Sonically, Onyx made a good impression with their disc of Khachaturian’s ballet music (review) so that, coupled with the fact that this Respighi was recorded in the tried-and-tested acoustic of Walthamstow Town Hall, augurs well for this release. The Royal Philharmonic needs no introduction although I haven’t heard them for years, live or on disc. However the young Spanish conductor Josep Caballé-Domenech is new to me.

So how does all this fit together? Not terribly well, is the shortish answer. The Pines of the Villa Borghese are startling in their clarity and closeness, but one only has to listen to Reiner – recorded in 1959 – to hear a wealth of other instruments and colours. And to top it all there’s a relentless, rather drilled quality to the RPO’s music-making that doesn’t appeal to me at all. As for the Pines near a Catacomb, Reiner’s louring strings and spooky tam-tam are much more atmospheric. Respighi was a master orchestrator, so it’s a pity not to hear all these wonderful touches and effects. Sadly it doesn’t end there, for Caballé-Domenech doesn’t build the climaxes very effectively either. And when they do arrive they sound perilously close to overload. In fact, when the brutish organ is in full flood there are very audible signs of distress.

The Pines of the Janiculum fare little better. Yes, there’s some gorgeous harp and woodwind playing but otherwise textures are thick and progress fitful. This really is a very stilted performance, and rough-edged to boot. In the Pines of the Appian Way the march begins well enough, but others find more menace and cumulative power in that implacable tread. Indeed, despite its age the Reiner version is hugely compelling at this point. Most disappointing in the Onyx recording is the distortion one hears in the massive finale, the cymbals especially ragged.

Just to make sure there was nothing wrong with my listening equipment I tried these tracks on another player and a PC with a 24bit/192kHz sound card; no question, the music is clearly driven into overload, something one expects in a vintage analogue recording but not in a digital one made just a year ago. Thankfully the muted splash of the first Roman fountain is easier on the ear, but you’ll search in vain for any hint of character or affection here. Even the Triton fountain lacks its usual brilliance, that ghastly organ – dubbed, perhaps – making it all sound grotesque. And yes, the tuttis do break up again.

What is going on here? I’ve never heard anything like this in a modern recording, so I can only hope my review disc is faulty. That said, the performances are well below par too.
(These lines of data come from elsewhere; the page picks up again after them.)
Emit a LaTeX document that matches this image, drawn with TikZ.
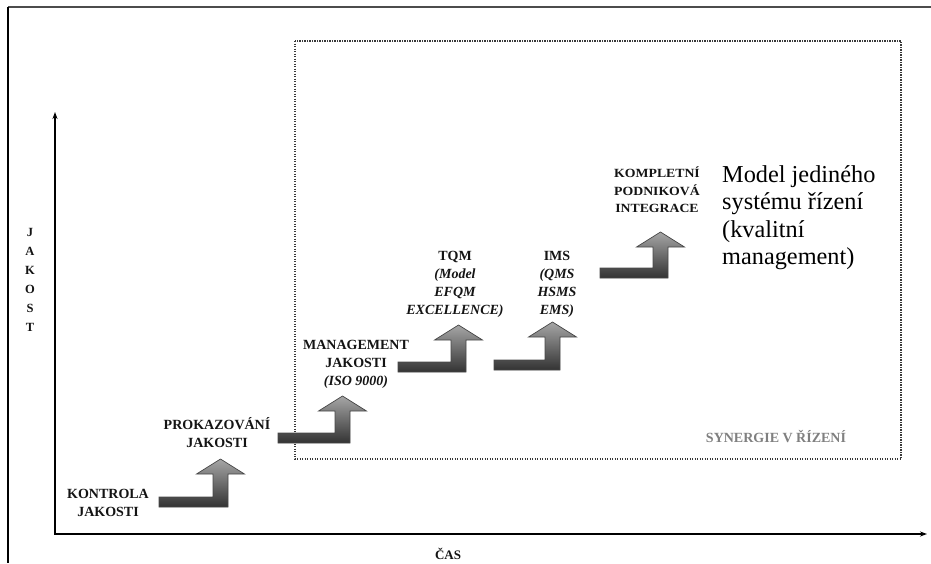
\documentclass[tikz,border=0pt]{standalone}
\usepackage{fontspec}
\setmainfont{Liberation Serif}
\usetikzlibrary{arrows.meta}
\newcommand\stepArrow[4]{% left, bar top, stem right, head base
  \path[steparr] (#1,#2) -- ({#3-15},#2) -- ({#3-15},#4) -- ({#3-31.5},#4)
    -- ({#3-7.5},{#4-15}) -- ({#3+16.5},#4) -- (#3,#4) -- (#3,{#2+10})
    -- (#1,{#2+10}) -- cycle;}
\newcommand\tl{\rule{0pt}{1em}}
\begin{document}
\begin{tikzpicture}[x=1pt,y=-1pt,
  lbl/.style={font=\fontsize{14}{18}\selectfont\bfseries, align=center,
    anchor=north, inner sep=0pt, text=black!92},
  steparr/.style={top color=black!35, bottom color=black!80, draw=black!72,
    line width=0.7pt},
  axis/.style={line width=1.8pt, -{Stealth[length=7pt,width=5pt]}}]
\useasboundingbox (0,0) rectangle (931,563);
\fill[white] (0,0) rectangle (931,563);
% frame
\draw[line width=2.8pt, black!70] (8,7) -- (931,7);
\draw[line width=1.6pt] (8,7) -- (8,563);
% dotted box
\draw[black!78, line width=1.4pt, dash pattern=on 1.2pt off 1.3pt] (295,41) rectangle (901,459);
% axes
\coordinate (O) at (55,534);
\coordinate (Ytop) at (55,112);
\coordinate (Xend) at (927,534);
\draw[axis] (O) -- (Ytop);
\draw[axis] ([xshift=-0.9pt]O) -- (Xend);
% arrows
\stepArrow{159}{497}{228}{474}
\stepArrow{278}{433}{350}{411}
\stepArrow{398}{362}{466}{340}
\stepArrow{494}{360}{560}{337}
\stepArrow{600}{268}{668}{247}
% labels
\node[lbl] (kontrola) at (108,484) {\tl KONTROLA\\JAKOSTI};
\node[lbl] (prokaz) at (217,415) {\tl PROKAZOVÁNÍ\\JAKOSTI};
\node[lbl] (mgmt) at (356,335) {\tl MANAGEMENT\\JAKOSTI\\\itshape (ISO 9000)};
\node[lbl] (tqm) at (455,246) {\tl TQM\\\itshape (Model\\\itshape EFQM\\\itshape EXCELLENCE)};
\node[lbl] (ims) at (557,246) {\tl IMS\\\itshape (QMS\\\itshape HSMS\\\itshape EMS)};
\node[lbl, font=\fontsize{12.5}{17.5}\selectfont\bfseries] (komplet) at (657,165)
  {\scalebox{1.1}[1]{\begin{tabular}{@{}c@{}}\rule{0pt}{12.5pt}KOMPLETNÍ\\PODNIKOVÁ\\INTEGRACE\end{tabular}}};
\node[anchor=north west, inner sep=0pt, align=left,
  font=\fontsize{24.3}{27.5}\selectfont] (model) at (722,165)
  {Model jediného\\systému řízení\\(kvalitní\\management)};
\node[lbl, text=black!50] (synergie) at (776,428) {\tl SYNERGIE V ŘÍZENÍ};
\node[lbl, font=\fontsize{12.5}{19}\selectfont\bfseries] (jakost) at (30,224)
  {\tl J\\A\\K\\O\\S\\T};
\node[lbl, font=\fontsize{13}{18}\selectfont\bfseries] (cas) at (448,546) {\tl ČAS};
\end{tikzpicture}
\end{document}
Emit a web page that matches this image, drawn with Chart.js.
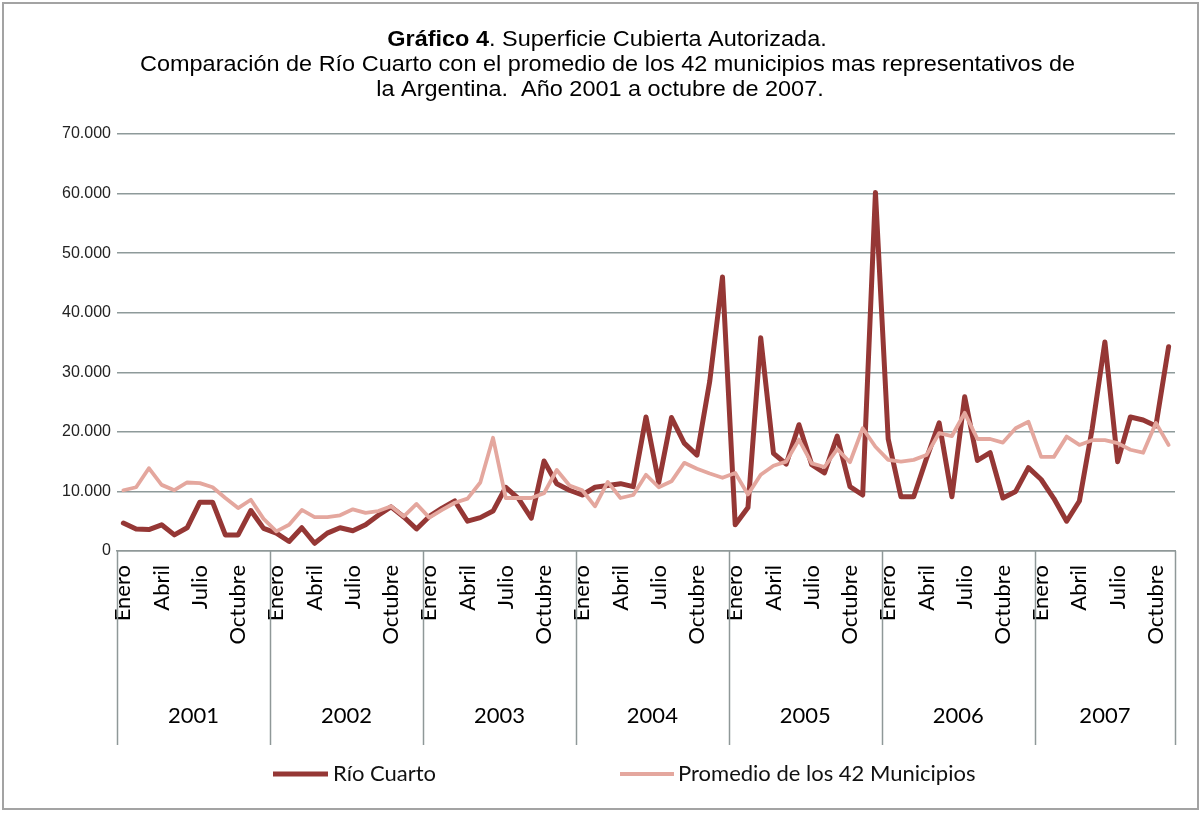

Just compare Caballé-Domenech’s bloated Circenses and La Befana with Toscanini’s superheated accounts (recorded in December 1949) and one soon realises how this music should go. Now there’s an epiphany. I’ve always maintained second-rate demands first-rate performances - Respighi’s gaudy celebration is no exception.

This new disc fails to impress on every level; musically it’s ham-fisted and sonically it’s unbelievably crude. I don’t know what has gone wrong here, but if you have a soft spot for this music or a half-decent audio system avoid this release.